By Mubasher Bukhari
LAHORE, Pakistan (Reuters) – A Pakistani local legislator died on Wednesday after contracting COVID-19, hospital officials said, marking the first death of a political figure in the South Asian nation from the disease at a time the country has lifted its countrywide lockdown.
Pakistan has recorded 45,898 infections and 985 deaths to date from the respiratory disease caused by the novel coronavirus. Tuesday saw the most deaths in a single day reported, at 46.
Shaheen Raza, a 65-year-old female member of the provincial assembly of Punjab, the country’s largest province, died in the eastern city of Lahore, the CEO of Mayo Hospital, Dr Asad Aslam, told Reuters.
“She was admitted to a hospital on May 17, and brought to Mayo Hospital on Monday, where she tested positive for the virus,” Aslam said.
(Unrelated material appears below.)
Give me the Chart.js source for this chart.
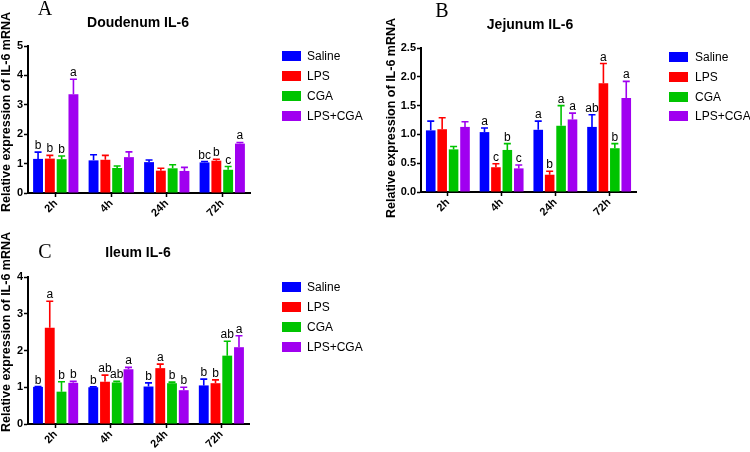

Raza belonged to the ruling party of Prime Minister Imran Khan and was elected on a reserved seat for women. Punjab’s Health Minister Yasmeen Rashid, who is from the same party, said Raza had been visiting quarantine centres in the province for inspections and was a cancer survivor.
Meanwhile, despite rising rates of infections and deaths, Pakistan continued to open up the country on Wednesday, with cross-country train operations restarting after almost two months.
The timing of the restart presents a challenge for authorities with the Muslim holiday of Eid al-Fitr, which marks the end of the holy month of Ramadan, due to fall on Sunday or Monday, subject to the sighting of the new moon – meaning tens of thousands of people will be looking to board trains for their home towns. Railways authorities told Reuters that bookings had been limited to 60% of capacity to ensure social distancing. Tickets sold out shortly after becoming available.
“Walk-through sanitising gates, thermometers and sanitizers have been supplied to all railway stations,” Pakistan Railways public relations director Quratul Ain told Reuters, adding no passenger with a temperature or not wearing a mask would be allowed to travel.